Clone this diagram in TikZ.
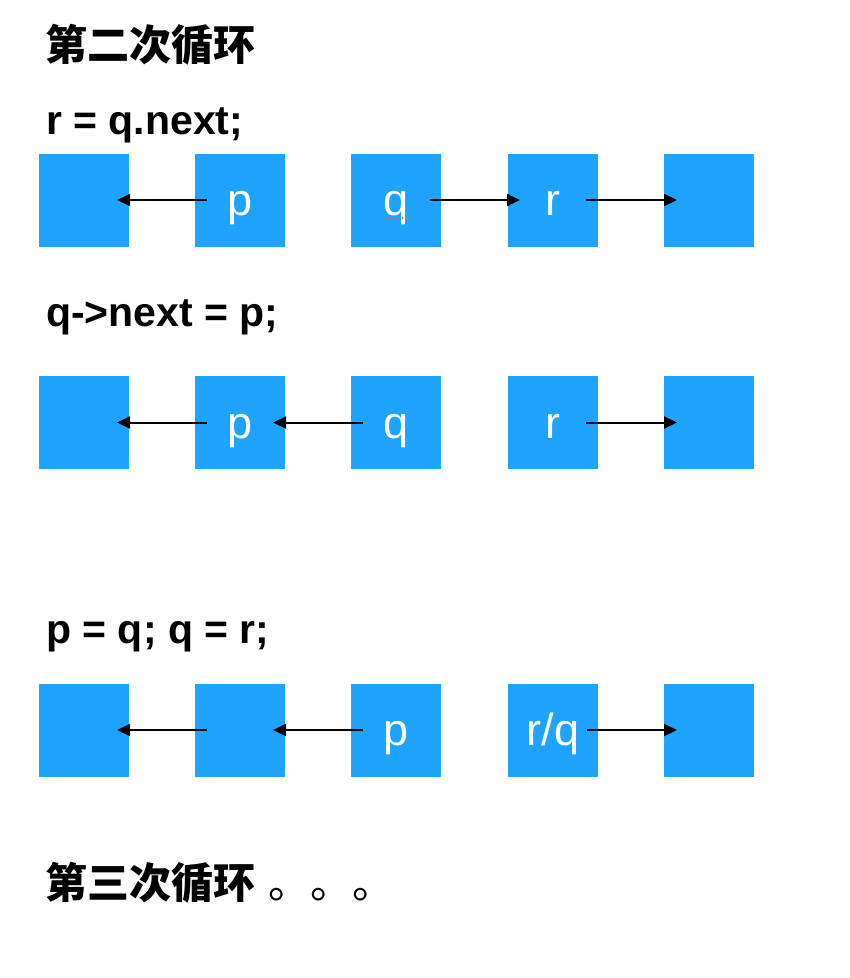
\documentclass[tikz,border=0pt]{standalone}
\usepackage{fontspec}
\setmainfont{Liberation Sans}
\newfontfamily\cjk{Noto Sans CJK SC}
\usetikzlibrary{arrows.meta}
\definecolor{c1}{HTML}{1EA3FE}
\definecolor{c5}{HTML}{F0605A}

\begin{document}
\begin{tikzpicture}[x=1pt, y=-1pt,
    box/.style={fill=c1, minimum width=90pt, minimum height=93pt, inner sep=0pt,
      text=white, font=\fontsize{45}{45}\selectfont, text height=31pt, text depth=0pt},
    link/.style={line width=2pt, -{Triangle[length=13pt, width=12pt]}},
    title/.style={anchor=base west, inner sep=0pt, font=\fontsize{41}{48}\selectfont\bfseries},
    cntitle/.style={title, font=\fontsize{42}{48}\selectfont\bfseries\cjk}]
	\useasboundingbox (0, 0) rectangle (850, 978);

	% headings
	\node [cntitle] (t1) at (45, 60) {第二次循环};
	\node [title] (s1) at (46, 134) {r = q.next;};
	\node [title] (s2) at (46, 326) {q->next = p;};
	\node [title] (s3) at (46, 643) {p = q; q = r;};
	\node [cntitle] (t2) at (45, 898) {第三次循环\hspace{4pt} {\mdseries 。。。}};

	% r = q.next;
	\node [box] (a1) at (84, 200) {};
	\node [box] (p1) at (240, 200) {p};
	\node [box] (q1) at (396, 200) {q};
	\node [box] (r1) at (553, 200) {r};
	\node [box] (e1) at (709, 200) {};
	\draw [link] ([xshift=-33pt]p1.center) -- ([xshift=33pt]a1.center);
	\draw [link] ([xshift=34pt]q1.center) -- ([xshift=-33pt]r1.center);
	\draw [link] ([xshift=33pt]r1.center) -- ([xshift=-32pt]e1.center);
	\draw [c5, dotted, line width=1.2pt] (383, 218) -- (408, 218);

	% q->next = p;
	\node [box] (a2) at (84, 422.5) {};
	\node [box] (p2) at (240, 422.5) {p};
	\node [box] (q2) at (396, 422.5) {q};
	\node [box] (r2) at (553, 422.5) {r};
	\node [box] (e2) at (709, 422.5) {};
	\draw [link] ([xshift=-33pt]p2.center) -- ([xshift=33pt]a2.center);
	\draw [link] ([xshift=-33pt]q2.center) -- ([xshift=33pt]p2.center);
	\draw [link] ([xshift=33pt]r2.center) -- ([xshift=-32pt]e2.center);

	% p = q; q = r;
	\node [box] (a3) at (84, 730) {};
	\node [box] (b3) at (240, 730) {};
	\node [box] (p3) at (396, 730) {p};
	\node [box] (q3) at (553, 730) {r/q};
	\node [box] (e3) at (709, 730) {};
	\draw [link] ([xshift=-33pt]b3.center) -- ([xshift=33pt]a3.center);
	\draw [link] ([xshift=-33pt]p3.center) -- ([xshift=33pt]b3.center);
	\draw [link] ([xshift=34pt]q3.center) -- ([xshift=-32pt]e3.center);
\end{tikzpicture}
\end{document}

==

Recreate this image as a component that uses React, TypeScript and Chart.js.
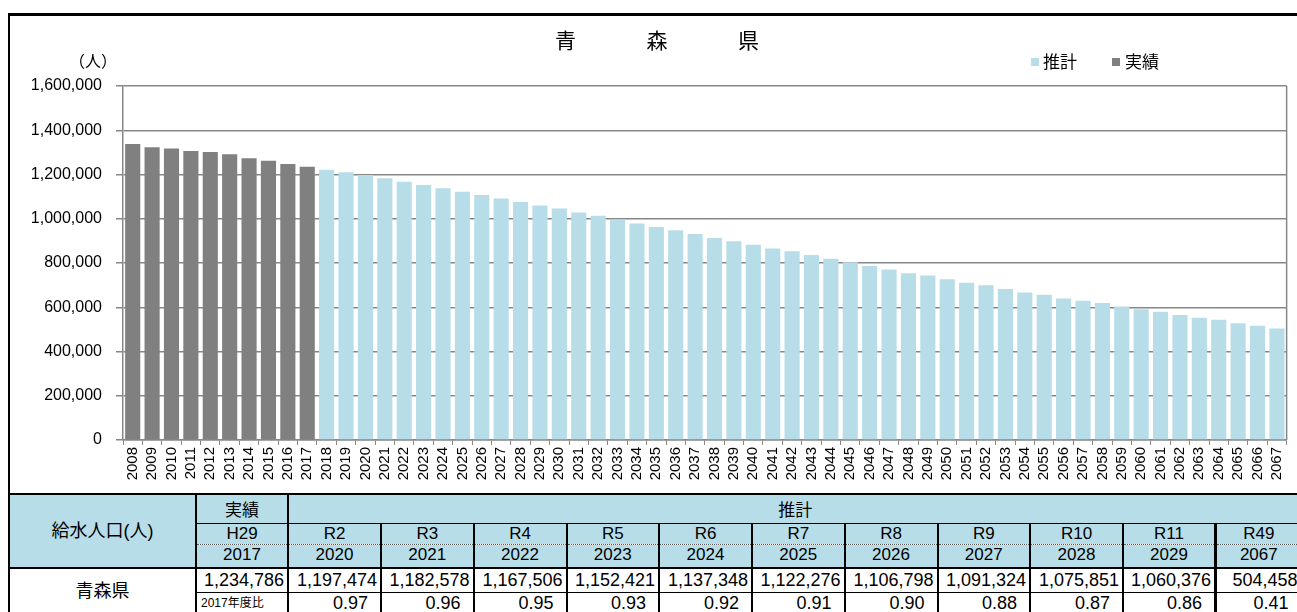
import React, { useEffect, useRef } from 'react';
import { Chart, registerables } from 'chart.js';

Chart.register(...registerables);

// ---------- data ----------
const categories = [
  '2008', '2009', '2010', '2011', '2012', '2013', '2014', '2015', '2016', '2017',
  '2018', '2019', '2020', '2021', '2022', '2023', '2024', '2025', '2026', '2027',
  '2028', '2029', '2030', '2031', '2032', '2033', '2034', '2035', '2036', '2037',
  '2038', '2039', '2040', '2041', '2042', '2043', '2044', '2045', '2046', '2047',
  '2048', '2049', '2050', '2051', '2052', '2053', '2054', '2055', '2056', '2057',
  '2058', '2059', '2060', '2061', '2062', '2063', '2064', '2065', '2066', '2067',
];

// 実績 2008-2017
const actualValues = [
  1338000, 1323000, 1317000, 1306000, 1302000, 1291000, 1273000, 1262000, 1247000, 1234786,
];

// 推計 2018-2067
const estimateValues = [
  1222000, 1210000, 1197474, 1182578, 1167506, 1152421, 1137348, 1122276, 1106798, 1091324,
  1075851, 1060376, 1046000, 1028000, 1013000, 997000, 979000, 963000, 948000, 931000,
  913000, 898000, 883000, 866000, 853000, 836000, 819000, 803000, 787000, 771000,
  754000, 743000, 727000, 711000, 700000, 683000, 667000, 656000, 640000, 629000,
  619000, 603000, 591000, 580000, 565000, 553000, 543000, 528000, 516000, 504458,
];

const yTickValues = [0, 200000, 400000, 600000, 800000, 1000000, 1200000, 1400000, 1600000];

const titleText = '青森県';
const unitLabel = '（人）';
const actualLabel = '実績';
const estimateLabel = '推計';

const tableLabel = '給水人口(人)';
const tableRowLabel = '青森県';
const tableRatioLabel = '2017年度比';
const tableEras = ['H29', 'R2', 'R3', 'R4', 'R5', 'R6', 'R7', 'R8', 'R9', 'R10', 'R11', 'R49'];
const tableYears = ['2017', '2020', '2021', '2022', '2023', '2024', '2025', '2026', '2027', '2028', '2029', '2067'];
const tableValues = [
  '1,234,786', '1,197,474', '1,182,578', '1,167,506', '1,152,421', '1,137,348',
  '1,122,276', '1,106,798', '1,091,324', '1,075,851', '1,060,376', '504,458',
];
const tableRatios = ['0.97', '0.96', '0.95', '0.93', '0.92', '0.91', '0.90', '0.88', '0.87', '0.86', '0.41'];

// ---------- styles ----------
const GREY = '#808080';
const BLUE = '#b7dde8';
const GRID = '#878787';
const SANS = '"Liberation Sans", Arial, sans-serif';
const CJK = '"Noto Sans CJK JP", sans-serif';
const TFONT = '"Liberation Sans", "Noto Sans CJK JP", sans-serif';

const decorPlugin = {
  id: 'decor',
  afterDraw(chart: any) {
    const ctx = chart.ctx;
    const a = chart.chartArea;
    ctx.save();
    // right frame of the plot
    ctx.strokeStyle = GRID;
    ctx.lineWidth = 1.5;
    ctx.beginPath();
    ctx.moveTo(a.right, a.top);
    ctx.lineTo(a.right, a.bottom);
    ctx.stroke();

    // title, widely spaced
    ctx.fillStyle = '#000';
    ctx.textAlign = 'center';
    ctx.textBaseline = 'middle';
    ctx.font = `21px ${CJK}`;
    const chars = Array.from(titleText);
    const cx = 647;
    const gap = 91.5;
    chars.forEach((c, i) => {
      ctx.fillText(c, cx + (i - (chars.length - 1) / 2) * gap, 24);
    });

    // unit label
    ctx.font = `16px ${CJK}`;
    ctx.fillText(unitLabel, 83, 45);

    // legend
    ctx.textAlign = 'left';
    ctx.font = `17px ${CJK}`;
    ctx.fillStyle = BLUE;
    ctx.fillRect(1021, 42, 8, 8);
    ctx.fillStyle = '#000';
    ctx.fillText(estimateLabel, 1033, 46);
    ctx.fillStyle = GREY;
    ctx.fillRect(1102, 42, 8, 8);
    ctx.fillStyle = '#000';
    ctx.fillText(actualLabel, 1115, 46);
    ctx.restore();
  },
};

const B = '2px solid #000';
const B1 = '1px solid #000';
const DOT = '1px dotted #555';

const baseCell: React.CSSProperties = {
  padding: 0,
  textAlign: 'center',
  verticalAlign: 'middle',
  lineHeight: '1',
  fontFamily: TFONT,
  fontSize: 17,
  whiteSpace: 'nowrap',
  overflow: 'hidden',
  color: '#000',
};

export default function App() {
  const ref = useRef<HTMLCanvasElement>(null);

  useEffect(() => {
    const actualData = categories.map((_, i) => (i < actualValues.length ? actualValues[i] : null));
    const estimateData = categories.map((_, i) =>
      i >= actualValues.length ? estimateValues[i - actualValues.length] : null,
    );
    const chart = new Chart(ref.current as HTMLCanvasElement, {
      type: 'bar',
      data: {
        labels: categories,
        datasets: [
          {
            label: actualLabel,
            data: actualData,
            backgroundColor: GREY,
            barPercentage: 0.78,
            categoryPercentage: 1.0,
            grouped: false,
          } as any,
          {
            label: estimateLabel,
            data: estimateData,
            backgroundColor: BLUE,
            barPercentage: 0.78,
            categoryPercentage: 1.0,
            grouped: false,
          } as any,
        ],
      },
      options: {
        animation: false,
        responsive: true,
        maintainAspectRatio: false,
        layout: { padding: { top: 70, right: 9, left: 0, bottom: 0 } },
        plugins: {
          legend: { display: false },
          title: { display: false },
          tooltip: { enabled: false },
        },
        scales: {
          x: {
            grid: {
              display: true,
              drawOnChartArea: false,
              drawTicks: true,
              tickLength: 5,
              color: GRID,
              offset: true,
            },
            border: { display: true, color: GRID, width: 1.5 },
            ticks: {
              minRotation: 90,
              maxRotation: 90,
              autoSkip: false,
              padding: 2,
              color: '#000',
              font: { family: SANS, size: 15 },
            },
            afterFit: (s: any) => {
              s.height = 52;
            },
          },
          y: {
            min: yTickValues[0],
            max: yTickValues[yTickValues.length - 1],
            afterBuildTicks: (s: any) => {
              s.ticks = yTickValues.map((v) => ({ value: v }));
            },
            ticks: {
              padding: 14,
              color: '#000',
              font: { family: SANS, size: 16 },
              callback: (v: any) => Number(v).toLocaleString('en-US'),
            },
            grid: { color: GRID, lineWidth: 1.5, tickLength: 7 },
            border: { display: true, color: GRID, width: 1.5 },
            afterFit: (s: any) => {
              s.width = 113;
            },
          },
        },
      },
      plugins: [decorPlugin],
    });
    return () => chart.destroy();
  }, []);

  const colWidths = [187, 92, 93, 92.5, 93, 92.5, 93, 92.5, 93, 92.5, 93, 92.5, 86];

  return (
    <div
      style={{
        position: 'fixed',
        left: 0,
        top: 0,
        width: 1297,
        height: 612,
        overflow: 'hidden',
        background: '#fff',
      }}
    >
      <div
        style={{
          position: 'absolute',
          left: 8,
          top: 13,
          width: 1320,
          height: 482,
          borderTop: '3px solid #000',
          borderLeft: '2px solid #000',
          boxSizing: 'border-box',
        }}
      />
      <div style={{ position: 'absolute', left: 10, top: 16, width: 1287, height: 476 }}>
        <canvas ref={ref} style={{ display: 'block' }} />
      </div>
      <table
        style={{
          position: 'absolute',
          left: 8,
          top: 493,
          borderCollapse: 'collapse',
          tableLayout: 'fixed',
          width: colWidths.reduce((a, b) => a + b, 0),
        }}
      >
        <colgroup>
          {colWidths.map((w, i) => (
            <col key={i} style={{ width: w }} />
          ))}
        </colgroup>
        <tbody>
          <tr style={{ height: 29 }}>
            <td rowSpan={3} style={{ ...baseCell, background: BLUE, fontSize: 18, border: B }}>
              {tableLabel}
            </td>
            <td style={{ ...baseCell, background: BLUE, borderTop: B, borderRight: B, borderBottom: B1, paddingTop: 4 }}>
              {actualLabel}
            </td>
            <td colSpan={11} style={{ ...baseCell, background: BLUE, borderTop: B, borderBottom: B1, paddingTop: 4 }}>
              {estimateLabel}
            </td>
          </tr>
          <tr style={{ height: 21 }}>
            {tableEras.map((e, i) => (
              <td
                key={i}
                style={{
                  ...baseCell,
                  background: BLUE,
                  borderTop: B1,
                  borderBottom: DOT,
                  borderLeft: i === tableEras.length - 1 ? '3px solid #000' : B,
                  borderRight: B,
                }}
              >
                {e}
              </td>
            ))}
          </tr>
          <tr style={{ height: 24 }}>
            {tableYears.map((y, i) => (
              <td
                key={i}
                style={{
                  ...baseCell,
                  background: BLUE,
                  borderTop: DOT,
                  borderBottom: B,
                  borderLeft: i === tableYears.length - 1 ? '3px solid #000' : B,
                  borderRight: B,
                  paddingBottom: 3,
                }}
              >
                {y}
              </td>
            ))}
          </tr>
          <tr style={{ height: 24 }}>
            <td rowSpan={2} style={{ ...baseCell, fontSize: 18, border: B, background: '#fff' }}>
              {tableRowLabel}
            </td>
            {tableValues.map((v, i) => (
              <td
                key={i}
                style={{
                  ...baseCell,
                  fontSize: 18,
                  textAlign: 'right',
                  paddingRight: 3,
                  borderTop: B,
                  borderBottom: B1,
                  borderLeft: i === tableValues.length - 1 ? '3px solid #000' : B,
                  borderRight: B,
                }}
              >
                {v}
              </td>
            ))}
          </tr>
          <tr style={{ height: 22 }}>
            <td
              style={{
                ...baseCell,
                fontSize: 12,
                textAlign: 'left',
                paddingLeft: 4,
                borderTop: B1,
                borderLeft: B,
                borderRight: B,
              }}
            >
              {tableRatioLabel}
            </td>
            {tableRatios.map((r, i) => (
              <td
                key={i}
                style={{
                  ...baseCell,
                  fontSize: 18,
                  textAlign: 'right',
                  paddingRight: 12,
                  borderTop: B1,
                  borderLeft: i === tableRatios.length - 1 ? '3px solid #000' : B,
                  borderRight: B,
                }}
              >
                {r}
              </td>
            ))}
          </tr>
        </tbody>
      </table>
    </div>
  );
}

--

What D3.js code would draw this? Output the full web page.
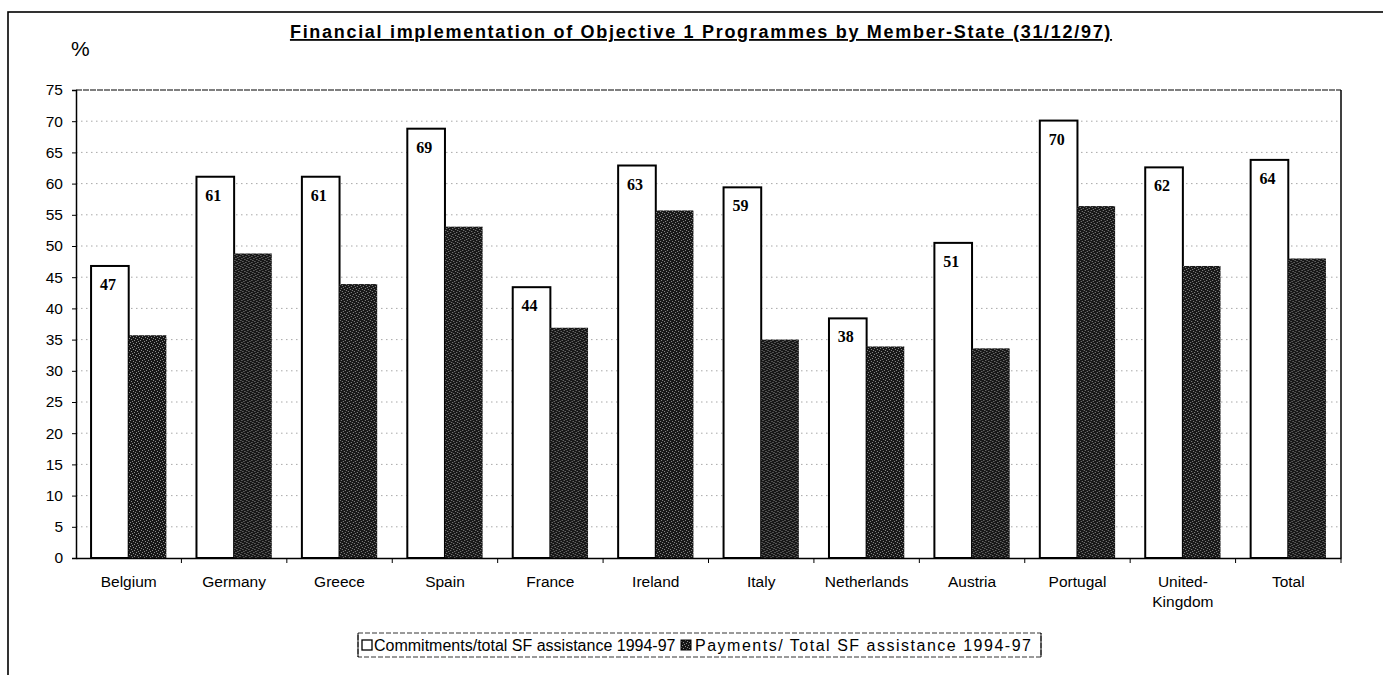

Task instructions: From the records above, copy exactly the lines starting at the one with "Clone this diagram in TikZ." and ending at the one with "[cntitle] (t2) at", and no others. Pictures stay out.

Solution below:
Clone this diagram in TikZ.
\documentclass[tikz,border=0pt]{standalone}
\usepackage{fontspec}
\setmainfont{Liberation Sans}
\newfontfamily\cjk{Noto Sans CJK SC}
\usetikzlibrary{arrows.meta}
\definecolor{c1}{HTML}{1EA3FE}
\definecolor{c5}{HTML}{F0605A}

\begin{document}
\begin{tikzpicture}[x=1pt, y=-1pt,
    box/.style={fill=c1, minimum width=90pt, minimum height=93pt, inner sep=0pt,
      text=white, font=\fontsize{45}{45}\selectfont, text height=31pt, text depth=0pt},
    link/.style={line width=2pt, -{Triangle[length=13pt, width=12pt]}},
    title/.style={anchor=base west, inner sep=0pt, font=\fontsize{41}{48}\selectfont\bfseries},
    cntitle/.style={title, font=\fontsize{42}{48}\selectfont\bfseries\cjk}]
	\useasboundingbox (0, 0) rectangle (850, 978);

	% headings
	\node [cntitle] (t1) at (45, 60) {第二次循环};
	\node [title] (s1) at (46, 134) {r = q.next;};
	\node [title] (s2) at (46, 326) {q->next = p;};
	\node [title] (s3) at (46, 643) {p = q; q = r;};
	\node [cntitle] (t2) at (45, 898) {第三次循环\hspace{4pt} {\mdseries 。。。}};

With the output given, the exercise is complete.